Seeing “Skeleton Crew” by Dominique Morrisseau was brilliant enough in itself-so assuredly written and acted, characters thick with their (extra)ordinary struggles that transcend when put in Detroit in 2008. The genuine acknowledgement of the craft at its peak with sustained applause through two curtain calls. The wonder of discovering a gloriously talented playwright.
After, I had nowhere to be fast or slow. As I strolled out the door onto the sweltering street, I smiled at a woman sitting on her stoop (Atlantic is on a residential street in Chelsea), and she smiled.
A tiny women, all bent over, asked, “so how was it?”
“Excellent”…”so good,” a young man and I answered together.
“I’ll get my ticket,” she said tottering toward the theater.
The young man, so pretty and sweet and gay and put together, and I compared notes, admiring the playwright, whom he worked with when he first moved to the City. Turns out he’s 39, although he looked 23 at most, and an actor. Of course. We chatted amiably until parting for the next adventure.
I turned the corner, scanning for Blossom where I was planning to have a vegan burger with the onion ring and vegan bacon inside–crunchy and yummy by the way. I stopped in front of a movie theater playing “Love and Friendship.”
Nothing feels so good as the cinema on a really beastly day. Okay, I thought, I’ll just see what time it’s playing.
In 30 minutes. So I got a ticket, now involving selecting an exact seat.
“You have such beautiful diction,” commented the ticket sales woman.
“I narrate for the blind.”
“See there? I’m so smart. I just at knew it,” she said proudly, handing over my ticket as she peered over her cheaters with a smile.
I smiled right back, then went outside to find Blossom. The girl working as a greeter at the entrance to the theater looked with me across the street. “I don’t know it,” she mourned, throwing her hands up in resignation.
I went across the street anyway in search and found its tiny storefront camouflaged behind the only tree on the block.
After my burger, I found the same girl stationed by the door, and she seemed delighted I came back to report to her. We shared a moment about that tree.
The movie based on Jane Austen’s Lady Susan promised to be her most biting, with its true antiheroine. But alas it was unfinished, and the movie feels the same. Its sour cynicism is enormously amusing though.
After, even though the evening was still oppressively hot, I decided to walk the 20 blocks to the Broadway theater. Still in Chelsea, virtually everyone responded to my sparkly glasses and goofy grim with a smile right back. The tall, slim young man waiting for the 8th Ave bus, the bagel peddler, the barista selling iced, cold brew coffee.

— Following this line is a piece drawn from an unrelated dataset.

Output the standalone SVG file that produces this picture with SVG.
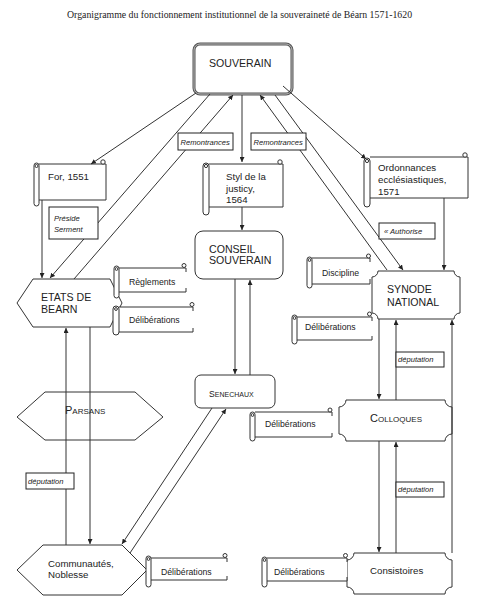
<svg xmlns="http://www.w3.org/2000/svg" width="499" height="609" viewBox="0 0 499 609">
<defs>
<marker id="ah" viewBox="0 0 8 8" refX="8" refY="4" markerWidth="5" markerHeight="5" orient="auto"><path d="M0,0 L8,4 L0,8 z" fill="#222"/></marker>
<style>
text{font-family:"Liberation Sans",Arial,sans-serif;fill:#222}
.title{font-family:"Liberation Serif","Times New Roman",serif;font-size:9.8px}
.n{fill:#fff;stroke:#333;stroke-width:1}
.big{font-size:10.6px}
.mid{font-size:9.7px}
.sm{font-size:8.7px}
.it{font-size:7.6px;font-style:italic}
.ln{stroke:#333;stroke-width:1;fill:none;marker-end:url(#ah)}
.lb{fill:#fff;stroke:#222;stroke-width:1}
.sb{fill:#fff;stroke:none}
.se{fill:none;stroke:#333;stroke-width:1}
.sr{fill:#fff;stroke:#333;stroke-width:1}
</style>
</defs>
<text class="title" x="67" y="18">Organigramme du fonctionnement institutionnel de la souveraineté de Béarn  1571-1620</text>

<g id="souverain">
<rect x="194" y="44" width="98" height="50" rx="6" fill="#fff" stroke="#555" stroke-width="3"/>
<rect x="194" y="44" width="98" height="50" rx="6" fill="none" stroke="#bbb" stroke-width="1"/>
<text class="big" x="209" y="67">SOUVERAIN</text>
</g>

<g id="for1551">
<rect class="sb" x="39" y="164" width="67" height="36"/>
<path class="se" d="M39,164 H106 V200 H39"/>
<rect class="sr" x="34" y="163" width="5" height="43" rx="2.5"/>
<circle class="se" cx="36.5" cy="166" r="1.5"/>
<circle class="sr" cx="103" cy="162" r="2.2"/>
<text class="mid" x="48" y="180">For, 1551</text>
</g>

<g id="styl">
<rect class="sb" x="209" y="164" width="74" height="43"/>
<path class="se" d="M209,164 H283 V207 H209"/>
<rect class="sr" x="203" y="163" width="6" height="52" rx="3"/>
<circle class="se" cx="206" cy="166" r="1.6"/>
<circle class="sr" cx="280" cy="162" r="2.2"/>
<text class="mid" x="226" y="180">Styl de la</text>
<text class="mid" x="226" y="191.5">justicy,</text>
<text class="mid" x="226" y="203">1564</text>
</g>

<g id="ordonnances">
<rect class="sb" x="370" y="157" width="98" height="41"/>
<path class="se" d="M370,157 H468 V198 H370"/>
<rect class="sr" x="364" y="158" width="6" height="49" rx="3"/>
<circle class="se" cx="367" cy="161" r="1.6"/>
<circle class="sr" cx="465" cy="155" r="2.2"/>
<text class="mid" x="378" y="171">Ordonnances</text>
<text class="mid" x="378" y="183">ecclésiastiques,</text>
<text class="mid" x="378" y="195">1571</text>
</g>

<g id="etats">
<polygon class="n" points="17,303 33,279 110,279 122,303 110,327 33,327"/>
<text class="big" x="41" y="301">ETATS DE</text>
<text class="big" x="41" y="313">BEARN</text>
</g>

<g id="reglements">
<rect class="sb" x="119" y="268" width="67" height="24"/>
<path class="se" d="M119,268 H186 V272 M186,288 V292 H119"/>
<rect class="sr" x="114" y="266" width="5" height="32" rx="2.5"/>
<circle class="se" cx="116.5" cy="269" r="1.4"/>
<circle class="sr" cx="184" cy="265.5" r="2"/>
<text class="sm" x="129" y="285">Règlements</text>
</g>

<g id="delib-etats">
<rect class="sb" x="119" y="307" width="74" height="25"/>
<path class="se" d="M119,307 H193 V311 M193,328 V332 H119"/>
<rect class="sr" x="113" y="306" width="6" height="29" rx="3"/>
<circle class="se" cx="116" cy="309" r="1.4"/>
<circle class="sr" cx="192" cy="304.5" r="2"/>
<text class="sm" x="129" y="323">Délibérations</text>
</g>

<g id="conseil">
<rect class="n" x="195" y="231" width="88" height="48" rx="8"/>
<text class="big" x="209" y="253">CONSEIL</text>
<text class="big" x="209" y="264">SOUVERAIN</text>
</g>

<g id="synode">
<path class="n" d="M378,271 H454 A6,6 0 0 0 460,277 V313 A6,6 0 0 0 454,319 H378 A6,6 0 0 0 372,313 V277 A6,6 0 0 0 378,271 Z"/>
<text class="big" x="387" y="293">SYNODE</text>
<text class="big" x="387" y="306">NATIONAL</text>
</g>

<g id="discipline">
<rect class="sb" x="312" y="258" width="58" height="26"/>
<path class="se" d="M312,258 H370 V262 M370,279 V284 H312"/>
<rect class="sr" x="307" y="257" width="5" height="31" rx="2.5"/>
<circle class="se" cx="309.5" cy="260" r="1.4"/>
<circle class="sr" cx="368.5" cy="256" r="2"/>
<text class="sm" x="322" y="276">Discipline</text>
</g>

<g id="delib-synode">
<rect class="sb" x="297" y="317" width="75" height="23"/>
<path class="se" d="M297,317 H372 V321 M372,336 V340 H297"/>
<rect class="sr" x="292" y="315" width="5" height="29" rx="2.5"/>
<circle class="se" cx="294.5" cy="318" r="1.4"/>
<circle class="sr" cx="369.5" cy="314" r="2"/>
<text class="sm" x="305" y="330">Délibérations</text>
</g>

<g id="parsans">
<polygon class="n" points="17,417 45,392 135,392 163,417 135,440 45,440"/>
<text x="65" y="414"><tspan font-size="11">P</tspan><tspan font-size="8">ARSANS</tspan></text>
</g>

<g id="senechaux">
<rect class="n" x="195" y="375" width="80" height="33" rx="6"/>
<text x="209" y="397"><tspan font-size="8.6">S</tspan><tspan font-size="7">ENECHAUX</tspan></text>
</g>

<g id="colloques">
<path class="n" d="M346,400 H445 A7,7 0 0 0 452,407 V434 A7,7 0 0 0 445,441 H346 A7,7 0 0 0 339,434 V407 A7,7 0 0 0 346,400 Z"/>
<text x="370" y="422"><tspan font-size="11">C</tspan><tspan font-size="8">OLLOQUES</tspan></text>
</g>

<g id="delib-colloques">
<rect class="sb" x="255" y="412" width="77" height="25"/>
<path class="se" d="M255,412 H332 V416 M332,433 V437 H255"/>
<rect class="sr" x="250" y="412" width="5" height="29" rx="2.5"/>
<circle class="se" cx="252.5" cy="415" r="1.4"/>
<circle class="sr" cx="330" cy="410" r="2"/>
<text class="sm" x="265" y="427">Délibérations</text>
</g>

<g id="communautes">
<polygon class="n" points="17,570 43,545 122,545 147,570 122,595 43,595"/>
<text class="mid" x="48" y="567">Communautés,</text>
<text class="mid" x="48" y="578">Noblesse</text>
</g>

<g id="delib-communautes">
<rect class="sb" x="151" y="558" width="76" height="22"/>
<path class="se" d="M151,558 H227 V562 M227,576 V580 H151"/>
<rect class="sr" x="146" y="556" width="5" height="31" rx="2.5"/>
<circle class="se" cx="148.5" cy="559" r="1.4"/>
<circle class="sr" cx="225" cy="555.5" r="2"/>
<text class="sm" x="161" y="575">Délibérations</text>
</g>

<g id="consistoires">
<path class="n" d="M354,553 H445 A7,7 0 0 0 452,560 V587 A7,7 0 0 0 445,594 H354 A7,7 0 0 0 347,587 V560 A7,7 0 0 0 354,553 Z"/>
<text class="mid" x="370" y="574">Consistoires</text>
</g>

<g id="delib-consistoires">
<rect class="sb" x="267" y="558" width="80" height="23"/>
<path class="se" d="M267,558 H347 V562 M347,577 V581 H267"/>
<rect class="sr" x="262" y="557" width="5" height="30" rx="2.5"/>
<circle class="se" cx="264.5" cy="560" r="1.4"/>
<circle class="sr" cx="345.5" cy="555.5" r="2"/>
<text class="sm" x="274" y="575">Délibérations</text>
</g>

<g id="connectors">
<line class="ln" x1="196" y1="93" x2="91" y2="164"/>
<line class="ln" x1="210" y1="94" x2="50" y2="278"/>
<line class="ln" x1="74" y1="279" x2="233" y2="95"/>
<line class="ln" x1="242" y1="95" x2="242" y2="162"/>
<line class="ln" x1="387" y1="270" x2="260" y2="95"/>
<line class="ln" x1="275" y1="95" x2="403" y2="270"/>
<line class="ln" x1="283" y1="86" x2="366" y2="159"/>
<line class="ln" x1="42" y1="200" x2="42" y2="278"/>
<line class="ln" x1="242" y1="207" x2="242" y2="230"/>
<line class="ln" x1="444" y1="198" x2="444" y2="270"/>
<line class="ln" x1="235" y1="279" x2="235" y2="374"/>
<line class="ln" x1="250" y1="375" x2="250" y2="280"/>
<line class="ln" x1="212" y1="408" x2="122" y2="544"/>
<line class="ln" x1="130" y1="553" x2="226" y2="409"/>
<line class="ln" x1="90" y1="327" x2="90" y2="544"/>
<line class="ln" x1="66" y1="545" x2="66" y2="328"/>
<line class="ln" x1="379" y1="319" x2="379" y2="399"/>
<line class="ln" x1="396" y1="400" x2="396" y2="320"/>
<line class="ln" x1="452" y1="553" x2="452" y2="320"/>
<line class="ln" x1="379" y1="441" x2="379" y2="552"/>
<line class="ln" x1="396" y1="553" x2="396" y2="442"/>
</g>

<g id="labels">
<rect class="lb" x="178" y="133" width="55" height="17"/>
<text class="it" x="180.5" y="144.5">Remontrances</text>
<rect class="lb" x="251" y="133" width="55" height="17"/>
<text class="it" x="253.5" y="144.5">Remontrances</text>
<rect class="lb" x="49" y="207" width="49" height="32"/>
<text class="it" x="54" y="221" font-size="8.2">Préside</text>
<text class="it" x="54" y="232" font-size="8.2">Serment</text>
<rect class="lb" x="379" y="223" width="56" height="16"/>
<text class="it" x="384" y="234" font-size="8">« Authorise</text>
<rect class="lb" x="26" y="473" width="48" height="16"/>
<text class="it" x="28" y="483.5">députation</text>
<rect class="lb" x="396" y="352" width="48" height="15"/>
<text class="it" x="398" y="362">députation</text>
<rect class="lb" x="396" y="482" width="48" height="15"/>
<text class="it" x="398" y="492">députation</text>
</g>
</svg>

My first sip exploded like a crunched, toasted coffee bean in my mouth, round, smooth, and strong. Was anything ever so delicious?
Of course, entering the Penn Station area, then Times Square, sobered me up fast, and I got back to people watching with my game face on. The two girls, all brown flesh and swagger, in their rainbow-colored, twisted balloon crowns. The three sailor boys in their Navy whites. Wait! One was a girl, her blonde hair braided and tucked under her cocked cap, and her thin, wire-rimmed glasses just cloaking her Times-Square-neon blue eyes. The long, sweaty lines of theater goers waiting for that first whoosh of theater-cold air and relief.
Summer in New York can be horrible, but its neighborhoods and people never are. The best part of any day.
Wonderful exhibits. I was captured by the shadows, creating new works of art.